Anchors are powerful things. When it comes to evaluating something, we are invariably drawn to place the most amount of weight on one piece of information and then use that as a base from which to compare everything else against. This coffee is cheaper than it is at Starbucks. This apartment is bigger than my previous one. Today is warmer than yesterday. That is how many of us relate things, internally to ourselves and externally to others.

Those are all referential evaluations however. To someone that doesn't drink coffee at Starbucks, has never been in your old apartment or wasn't in town yesterday they are useless statements because he or she cannot share in your base point of comparison. As people, we share a frustrating habit of assuming that everyone starts from the same point that we do. The result being that we often talk/yell past each other because neither person understands the underlying individual experiences that shaped our views.

I spent time growing up near a free range dairy farm so I don't find the thought of eating veal repugnant. I have argued in the past with those that do, some of whom have made animal rights their passions. Because the arguments usually focus on the very end of the process -- whether eating veal is humane or not -- no agreement was possible. Points they made about crating did not have as visceral a reaction on me as it did them because that's not what I had seen. Likewise, they did not grasp that while some calves are treated in a downright shameful way, not all of them are and that me not being outraged at the veal industry as a whole was not equivalent to me condoning abhorrent practices.

If we had taken the time to explore each other's biases and bothered to explain the root experiences behind our feelings, we would have discovered that we actually mostly agreed in principle.

Other examples of anchoring are abound in our day to day lives. The easiest ones to spot are when transactions take place. Want to know why cars were sold for so long under the practice of a high sticker price and then a negotiation downward? Because as soon as you saw the sticker price, that became your anchor for how much the car cost. No matter what you did, every price less than sticker looked good in comparison.

It's the standard practice for anything since the beginning of time that did not have a fixed price. In baseball, it's a common practice in free agent and trade negotiations. It's impossible to avoid. It's everywhere because even if you know it's present, it works.

There are ways to work against being influenced though. Mostly it requires cognitive effort. That's why you should do research on the costs of a car before stepping a foot on a car lot. By filling up on facts and alternatives, you have weapons against the anchor of the sticker price. For interpersonal debates, it requires looking past the hot button issue to probe into the actually important, but much more complex, foundations. For the Mariners in 2011, it requires looking past the 61 win total in 2010.

Try as you might, that 61 influences you and it influences me. The past year's win total influenced the front office after 2007 and it likely influenced a lot of us after 2009. When Jeff offered a poll on how many games the Mariners might win in 2011, the median vote was for 76 wins.

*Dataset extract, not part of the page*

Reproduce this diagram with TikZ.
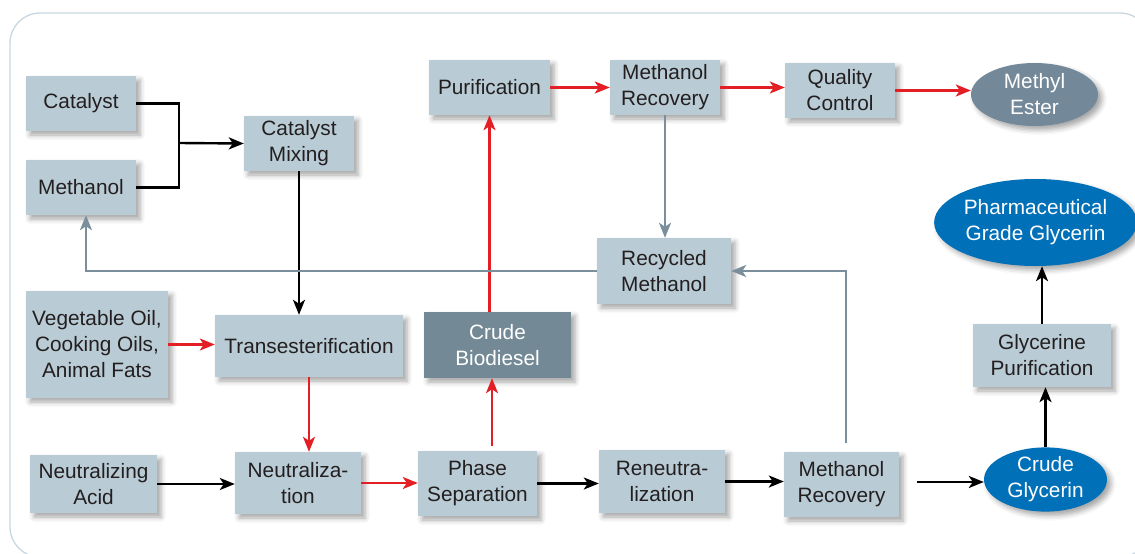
\documentclass[tikz,border=0pt]{standalone}
\usepackage{fontspec}
\setmainfont{Liberation Sans}
\usetikzlibrary{arrows.meta,shapes.geometric,shadows.blur}
\definecolor{boxc}{HTML}{B9CBD4}
\definecolor{darkbox}{HTML}{738A96}
\definecolor{esterc}{HTML}{73899A}
\definecolor{bluec}{HTML}{0070B8}
\definecolor{redc}{HTML}{E31E24}
\definecolor{grayc}{HTML}{7A8F9B}
\definecolor{framec}{HTML}{C8D7DF}
\definecolor{txtc}{HTML}{231F20}
\tikzset{
  shad/.style={blur shadow={shadow xshift=4pt, shadow yshift=-4pt, shadow blur radius=5pt, shadow opacity=35}},
  box/.style={rectangle, fill=boxc, inner sep=0pt, align=center, text=txtc, shad,
    font=\fontsize{20.8}{26}\selectfont},
  dbox/.style={box, fill=darkbox, text=white},
  ell/.style={ellipse, inner sep=0pt, align=center, text=white, shad,
    font=\fontsize{20.8}{26}\selectfont},
  tip/.style={-{Stealth[length=15pt,width=12pt,inset=4pt]}},
  blk/.style={draw=black, line width=2.4pt},
  blka/.style={blk, tip},
  reda/.style={draw=redc, line width=2.4pt, tip},
  grya/.style={draw=grayc, line width=2.4pt, tip},
}
\begin{document}
\begin{tikzpicture}[x=1pt,y=-1pt]
\useasboundingbox (0,0) rectangle (1135,554);
\draw[framec, line width=1.3pt, rounded corners=30pt] (10,13) rectangle (1150,557);

% nodes
\node[box, minimum width=110, minimum height=55] (cat) at (81,103.5) {Catalyst};
\node[box, minimum width=110, minimum height=55] (meth) at (81,187.5) {Methanol};
\node[box, minimum width=110, minimum height=55] (mix) at (299,143.5) {Catalyst\\Mixing};
\node[box, minimum width=121, minimum height=55] (pur) at (489.5,87.5) {Purification};
\node[box, minimum width=110, minimum height=55] (mr1) at (665,87.5) {Methanol\\Recovery};
\node[box, minimum width=110, minimum height=55] (qc) at (840,90.5) {Quality\\Control};
\node[ell, fill=esterc, minimum width=127, minimum height=63] (me) at (1034.5,94.5) {Methyl\\Ester};
\node[ell, fill=bluec, minimum width=191, minimum height=87] (pg) at (1035.5,222.5) {Pharmaceutical\\Grade Glycerin};
\node[box, minimum width=134, minimum height=66] (rm) at (664,271) {Recycled\\Methanol};
\node[box, minimum width=142, minimum height=107] (veg) at (97,344.5) {Vegetable Oil,\\Cooking Oils,\\Animal Fats};
\node[box, minimum width=188, minimum height=62] (trans) at (309,346) {Transesterification};
\node[dbox, minimum width=147, minimum height=66] (cb) at (497.5,345) {Crude\\Biodiesel};
\node[box, minimum width=138, minimum height=63] (gp) at (1042,355.5) {Glycerine\\Purification};
\node[box, minimum width=127, minimum height=58] (acid) at (93.5,484) {Neutralizing\\Acid};
\node[box, minimum width=126, minimum height=62] (neut) at (298,483) {Neutraliza-\\tion};
\node[box, minimum width=119, minimum height=65] (ph) at (477.5,483.5) {Phase\\Separation};
\node[box, minimum width=126, minimum height=63] (rn) at (662,481.5) {Reneutra-\\lization};
\node[box, minimum width=115, minimum height=65] (mr2) at (841.5,484.5) {Methanol\\Recovery};
\node[ell, fill=bluec, minimum width=123, minimum height=61] (cg) at (1045.5,479.5) {Crude\\Glycerin};

\coordinate (j) at (179,143);
\coordinate (phtop) at (492,446);
\coordinate (mrtop) at (846,443);
\coordinate (mrout) at (917,482);

% connectors
\draw[blk] (cat.east) -| (j);
\draw[blk] (meth.east) -| (j);
\draw[blka] (j) -- (mix.west);
\draw[blka] (mix.south) -- (mix.south |- trans.north);
\draw[reda] (veg.east) -- (veg.east -| trans.west);
\draw[reda] (trans.south) -- (trans.south |- neut.north);
\draw[blka] (acid.east) -- (acid.east -| neut.west);
\draw[reda] (neut.east) -- (neut.east -| ph.west);
\draw[reda] (phtop) -- (phtop |- cb.south);
\draw[reda] (pur.south |- cb.north) -- (pur.south);
\draw[reda] (pur.east) -- (pur.east -| mr1.west);
\draw[reda] (mr1.east) -- (mr1.east -| qc.west);
\draw[reda] (qc.east) -- (qc.east -| me.west);
\draw[grya] (mr1.south) -- (mr1.south |- rm.north);
\draw[grya] (rm.west) -| ([xshift=5pt]meth.south);
\draw[grya] (mrtop) |- (rm.east);
\draw[blka] (ph.east) -- (ph.east -| rn.west);
\draw[blka] (rn.east) -- (rn.east -| mr2.west);
\draw[blka] (mrout) -- (mrout -| cg.west);
\draw[blka] (cg.north) -- (cg.north |- gp.south);
\draw[blka] (gp.north) -- (gp.north |- pg.south);
\end{tikzpicture}
\end{document}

Curious as to the actual nature of those thoughts and also because I enjoy attempting to puzzle out the state of the division, I broke down the projected 2011 Mariners into individual players and posted projections for the hitters and the pitchers. In both cases, the majority of votes said the projections look about right. A sub-majority thought the hitters were too high* but a similarly sized group voted the pitchers were projected too low.

*After a reasonable period, I re-evaluated my projections in light of the comments, my own thoughts and the most recent CAIRO projections. I made some tweaks that have taken the hitters down a total of about one win. The pitchers I left alone.

I take those results to say that a sizable majority of voters would have pegged the combined projections as about right. Also, though they were posted nine days after Jeff's poll, no meaningful roster moves took place in that span. Now here's the funny thing; those projections add up to the 2011 Mariners being about an 81-win team.

I am not surprised that a difference exists between the two estimates, but a five-win difference is huge. Especially when you factor that the range of realistic values is pretty small. We only have about a 50-win gap between the extreme low and high when it comes to realistic values to project for teams and that's equivalent to the three standard deviation mark.

I reject the notion that either of the two estimates is "right", but I find the disparity interesting. My economic gut instinct is that the 81-win estimate is closer to where people believe the team actually stands, but when directly asked, those feelings get mired in the 61-win anchor and thus dragged down to 76 wins. I also think 81 wins seems high for this team. But what do I know? I'm only human.